REQUIRED WORK
Extract exactly the run of lines starting at the line that holds "Give me the D3.js source for this chart." and ending at the line that holds "const rowY = [384.5, 446.5, 508.5, 570.5, 632.5];", both included.

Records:
┏━━
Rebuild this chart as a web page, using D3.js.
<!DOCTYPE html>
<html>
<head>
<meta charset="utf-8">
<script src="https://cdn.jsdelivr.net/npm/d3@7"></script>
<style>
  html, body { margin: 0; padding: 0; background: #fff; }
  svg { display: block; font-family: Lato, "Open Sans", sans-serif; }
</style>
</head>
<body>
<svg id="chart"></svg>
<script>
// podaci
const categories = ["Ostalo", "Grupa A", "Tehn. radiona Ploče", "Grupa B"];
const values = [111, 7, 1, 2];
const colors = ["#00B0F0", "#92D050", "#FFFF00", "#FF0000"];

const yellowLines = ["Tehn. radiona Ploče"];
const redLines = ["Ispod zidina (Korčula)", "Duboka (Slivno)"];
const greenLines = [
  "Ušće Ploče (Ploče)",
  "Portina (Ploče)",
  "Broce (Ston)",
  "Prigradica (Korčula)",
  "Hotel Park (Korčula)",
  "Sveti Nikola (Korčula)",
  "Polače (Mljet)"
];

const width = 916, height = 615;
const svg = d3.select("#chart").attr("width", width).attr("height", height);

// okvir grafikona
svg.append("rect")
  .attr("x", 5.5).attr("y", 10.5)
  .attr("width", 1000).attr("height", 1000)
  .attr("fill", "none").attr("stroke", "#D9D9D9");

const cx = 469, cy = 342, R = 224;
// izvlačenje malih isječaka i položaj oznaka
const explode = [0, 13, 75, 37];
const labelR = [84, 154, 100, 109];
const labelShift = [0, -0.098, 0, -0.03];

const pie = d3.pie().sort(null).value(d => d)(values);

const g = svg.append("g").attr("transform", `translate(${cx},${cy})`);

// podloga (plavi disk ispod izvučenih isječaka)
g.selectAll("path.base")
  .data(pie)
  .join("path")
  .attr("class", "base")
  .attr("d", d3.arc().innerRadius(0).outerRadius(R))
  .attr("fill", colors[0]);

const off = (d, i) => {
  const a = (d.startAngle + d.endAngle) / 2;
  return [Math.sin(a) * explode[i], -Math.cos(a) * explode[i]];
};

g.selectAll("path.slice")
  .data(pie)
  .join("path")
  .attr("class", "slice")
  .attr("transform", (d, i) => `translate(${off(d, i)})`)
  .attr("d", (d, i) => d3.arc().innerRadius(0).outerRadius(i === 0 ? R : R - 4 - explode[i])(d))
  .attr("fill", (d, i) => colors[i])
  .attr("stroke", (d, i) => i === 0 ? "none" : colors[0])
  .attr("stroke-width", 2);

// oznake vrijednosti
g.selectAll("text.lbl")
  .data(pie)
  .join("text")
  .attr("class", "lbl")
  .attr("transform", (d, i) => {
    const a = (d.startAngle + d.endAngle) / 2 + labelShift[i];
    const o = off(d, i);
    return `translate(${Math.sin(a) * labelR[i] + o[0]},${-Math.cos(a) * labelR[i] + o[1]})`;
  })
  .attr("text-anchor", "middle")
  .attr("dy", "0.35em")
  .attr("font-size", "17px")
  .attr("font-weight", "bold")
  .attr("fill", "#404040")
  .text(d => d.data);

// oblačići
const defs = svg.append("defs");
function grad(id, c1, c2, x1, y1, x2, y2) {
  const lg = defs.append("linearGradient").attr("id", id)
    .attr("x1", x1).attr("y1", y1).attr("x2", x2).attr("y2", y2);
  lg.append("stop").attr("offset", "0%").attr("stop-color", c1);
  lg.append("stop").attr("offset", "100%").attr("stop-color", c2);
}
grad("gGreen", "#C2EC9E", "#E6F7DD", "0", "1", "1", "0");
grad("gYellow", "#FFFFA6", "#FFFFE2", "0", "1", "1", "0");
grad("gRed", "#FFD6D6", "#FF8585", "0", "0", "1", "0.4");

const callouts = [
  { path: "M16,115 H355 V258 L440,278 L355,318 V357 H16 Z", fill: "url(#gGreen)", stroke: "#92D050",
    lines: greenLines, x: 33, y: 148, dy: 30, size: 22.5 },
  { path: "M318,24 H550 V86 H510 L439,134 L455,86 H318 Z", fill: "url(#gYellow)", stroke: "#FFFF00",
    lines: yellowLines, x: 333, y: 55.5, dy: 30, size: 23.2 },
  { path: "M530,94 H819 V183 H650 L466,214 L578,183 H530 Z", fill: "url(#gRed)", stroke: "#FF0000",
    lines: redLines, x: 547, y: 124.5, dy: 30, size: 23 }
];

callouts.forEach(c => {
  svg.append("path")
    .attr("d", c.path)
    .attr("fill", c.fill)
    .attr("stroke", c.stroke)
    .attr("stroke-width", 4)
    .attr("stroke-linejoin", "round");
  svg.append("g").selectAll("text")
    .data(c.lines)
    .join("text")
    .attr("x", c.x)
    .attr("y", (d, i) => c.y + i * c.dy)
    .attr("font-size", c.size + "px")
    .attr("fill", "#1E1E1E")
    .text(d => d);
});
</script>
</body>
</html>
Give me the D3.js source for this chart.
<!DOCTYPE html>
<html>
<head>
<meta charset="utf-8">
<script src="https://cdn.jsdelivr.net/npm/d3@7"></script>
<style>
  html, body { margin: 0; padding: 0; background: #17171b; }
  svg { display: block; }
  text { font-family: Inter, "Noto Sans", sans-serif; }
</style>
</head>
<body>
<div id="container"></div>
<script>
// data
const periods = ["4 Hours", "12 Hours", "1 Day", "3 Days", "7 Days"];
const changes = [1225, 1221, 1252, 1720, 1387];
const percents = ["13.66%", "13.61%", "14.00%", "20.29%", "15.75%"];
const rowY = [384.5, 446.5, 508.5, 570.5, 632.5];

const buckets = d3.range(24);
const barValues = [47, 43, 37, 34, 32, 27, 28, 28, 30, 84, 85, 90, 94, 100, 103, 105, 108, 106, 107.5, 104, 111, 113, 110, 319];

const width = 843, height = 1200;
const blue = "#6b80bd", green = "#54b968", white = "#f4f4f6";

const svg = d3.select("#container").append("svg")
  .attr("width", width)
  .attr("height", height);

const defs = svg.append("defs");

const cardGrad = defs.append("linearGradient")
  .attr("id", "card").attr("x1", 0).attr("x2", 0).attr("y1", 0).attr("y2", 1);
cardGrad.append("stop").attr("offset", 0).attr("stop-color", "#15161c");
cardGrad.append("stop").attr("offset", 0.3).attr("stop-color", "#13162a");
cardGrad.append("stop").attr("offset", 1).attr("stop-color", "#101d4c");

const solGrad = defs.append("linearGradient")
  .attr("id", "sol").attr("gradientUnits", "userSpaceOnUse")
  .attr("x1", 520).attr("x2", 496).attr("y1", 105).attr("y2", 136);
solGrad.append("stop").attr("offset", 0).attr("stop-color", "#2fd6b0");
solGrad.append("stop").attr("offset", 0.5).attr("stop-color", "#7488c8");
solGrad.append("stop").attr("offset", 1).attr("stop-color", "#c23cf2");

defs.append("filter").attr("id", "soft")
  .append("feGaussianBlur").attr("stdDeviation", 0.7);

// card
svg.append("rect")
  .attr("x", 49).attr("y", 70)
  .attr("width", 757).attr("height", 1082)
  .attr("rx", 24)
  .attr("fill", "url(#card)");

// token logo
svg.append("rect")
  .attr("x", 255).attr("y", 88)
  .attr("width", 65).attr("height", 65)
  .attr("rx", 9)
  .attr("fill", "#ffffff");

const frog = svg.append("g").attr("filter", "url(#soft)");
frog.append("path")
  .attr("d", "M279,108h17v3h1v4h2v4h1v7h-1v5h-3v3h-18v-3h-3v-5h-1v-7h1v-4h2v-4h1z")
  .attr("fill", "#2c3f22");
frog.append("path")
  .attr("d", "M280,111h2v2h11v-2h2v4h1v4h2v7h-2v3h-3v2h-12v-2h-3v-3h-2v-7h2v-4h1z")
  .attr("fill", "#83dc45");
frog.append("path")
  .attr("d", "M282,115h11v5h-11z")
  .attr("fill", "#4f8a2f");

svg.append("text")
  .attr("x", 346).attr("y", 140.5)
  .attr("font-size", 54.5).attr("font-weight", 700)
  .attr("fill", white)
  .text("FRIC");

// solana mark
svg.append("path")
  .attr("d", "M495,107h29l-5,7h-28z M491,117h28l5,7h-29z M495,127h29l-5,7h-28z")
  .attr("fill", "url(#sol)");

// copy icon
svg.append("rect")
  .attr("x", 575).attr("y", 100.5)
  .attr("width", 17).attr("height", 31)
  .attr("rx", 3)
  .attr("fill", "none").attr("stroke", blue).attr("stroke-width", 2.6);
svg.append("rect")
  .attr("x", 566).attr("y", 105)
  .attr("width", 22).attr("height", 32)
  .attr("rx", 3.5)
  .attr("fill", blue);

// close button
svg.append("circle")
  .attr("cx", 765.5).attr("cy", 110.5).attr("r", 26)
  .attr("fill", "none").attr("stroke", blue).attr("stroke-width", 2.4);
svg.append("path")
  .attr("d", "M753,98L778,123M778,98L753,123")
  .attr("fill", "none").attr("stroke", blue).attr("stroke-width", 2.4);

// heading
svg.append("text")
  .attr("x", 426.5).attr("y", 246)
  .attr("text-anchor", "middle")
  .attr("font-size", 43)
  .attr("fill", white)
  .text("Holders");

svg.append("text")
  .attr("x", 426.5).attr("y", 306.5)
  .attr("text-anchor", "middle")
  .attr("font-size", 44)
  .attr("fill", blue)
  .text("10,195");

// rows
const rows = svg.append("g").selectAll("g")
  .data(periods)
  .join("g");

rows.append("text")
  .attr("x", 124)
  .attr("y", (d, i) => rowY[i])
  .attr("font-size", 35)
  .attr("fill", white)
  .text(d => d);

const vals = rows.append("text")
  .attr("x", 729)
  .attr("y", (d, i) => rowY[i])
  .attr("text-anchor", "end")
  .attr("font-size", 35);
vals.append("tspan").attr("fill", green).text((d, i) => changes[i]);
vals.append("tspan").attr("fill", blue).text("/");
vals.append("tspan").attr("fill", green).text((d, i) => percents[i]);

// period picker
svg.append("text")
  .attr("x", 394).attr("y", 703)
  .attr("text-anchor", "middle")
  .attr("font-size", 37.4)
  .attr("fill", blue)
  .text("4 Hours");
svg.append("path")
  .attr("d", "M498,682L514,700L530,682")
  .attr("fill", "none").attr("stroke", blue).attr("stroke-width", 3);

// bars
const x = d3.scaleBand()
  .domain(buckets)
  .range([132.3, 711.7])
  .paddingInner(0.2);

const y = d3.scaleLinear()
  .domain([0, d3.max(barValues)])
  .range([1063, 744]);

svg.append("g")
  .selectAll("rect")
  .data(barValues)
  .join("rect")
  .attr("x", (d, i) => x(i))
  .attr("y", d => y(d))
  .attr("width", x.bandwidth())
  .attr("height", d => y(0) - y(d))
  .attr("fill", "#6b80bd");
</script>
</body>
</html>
┗━━
THE ANSWER
Give me the D3.js source for this chart.
<!DOCTYPE html>
<html>
<head>
<meta charset="utf-8">
<script src="https://cdn.jsdelivr.net/npm/d3@7"></script>
<style>
  html, body { margin: 0; padding: 0; background: #17171b; }
  svg { display: block; }
  text { font-family: Inter, "Noto Sans", sans-serif; }
</style>
</head>
<body>
<div id="container"></div>
<script>
// data
const periods = ["4 Hours", "12 Hours", "1 Day", "3 Days", "7 Days"];
const changes = [1225, 1221, 1252, 1720, 1387];
const percents = ["13.66%", "13.61%", "14.00%", "20.29%", "15.75%"];
const rowY = [384.5, 446.5, 508.5, 570.5, 632.5];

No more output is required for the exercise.